If you use "got" it will seem that you are affecting Englishness, whereas if I use "gotten" I will be forgoing my Englishness in favour of affecting a literary affinity with modern American literature - which I do like btw.

So I say stick with what feels right. :)


That's it exactly. I have a choice between sounding, in my own ears, like a boorish country bumpkin or an affected snob. Hah! Oh, well. I don't care that much. I can't run around being hypersensitive to the slightest grammatical misstep. I make too many of them myself!

I do use quite a few "Englishnesses" (how's that for a non-word?) just because I like them better.

Here's something I'm guilty of. Of which I'm guilty. I didn't even know what to call it until I stumbled across it today.

"Sometimes the relative pronoun anaphor may not appear, but may be implied by syntactic principles; this is called a zero anaphor
I know the book you want. (=I know the book that you want.)"

I do think that a lot can be forgiven in the name of personal style, at least when one is not writing formally. However, I also believe that in order to earn the right to use your own slangy personal style you must first demonstrably learn to use language correctly. That distinction is where my grammar nazi comes in.
 
I thought this was worth stealing from the funny pictures thread.

firstgrammarnazi_zps67ecf302.jpg
 
Well, I love using "superfluous" quotation marks, as well as (unnecessary) parentheses.:rolleyes:
 
D'you know, whenever I see a new entry in this thread my first thought is "Oh no - what screw up did I make in my last post?"
 
Well, I love using "superfluous" quotation marks, as well as (unnecessary) parentheses.:rolleyes:

I think that is a good example of when to use "superfluous" quotes - when you are questioning the validity of the quoted phrase.
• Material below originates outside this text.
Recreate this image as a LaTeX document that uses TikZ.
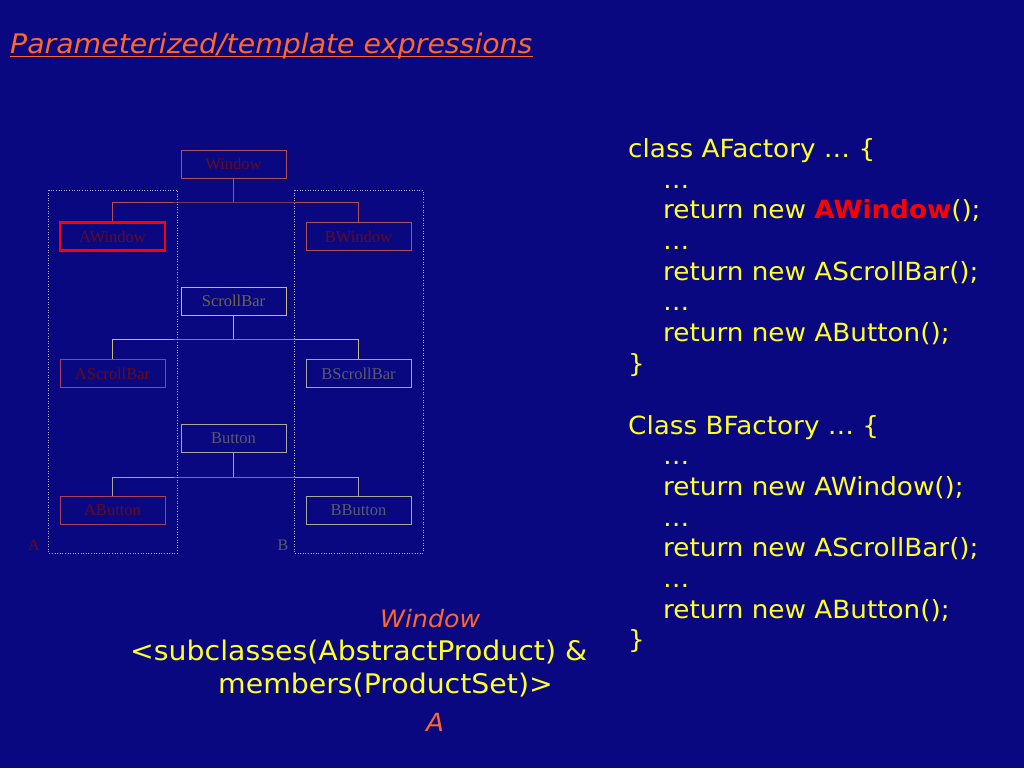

Actually I think your parenthases were unnecessary in this case ;)
(Actually, now I'm not sure.)

D'you know, whenever I see a new entry in this thread my first thought is "Oh no - what screw up did I make in my last post?"

Lol
 
Apparently, there's now a competition for the worst examples of bad grammar. They read some of the entries on the short list on the radio this morning and I have to say, I kinda struggled to spot the problem with some of 'em.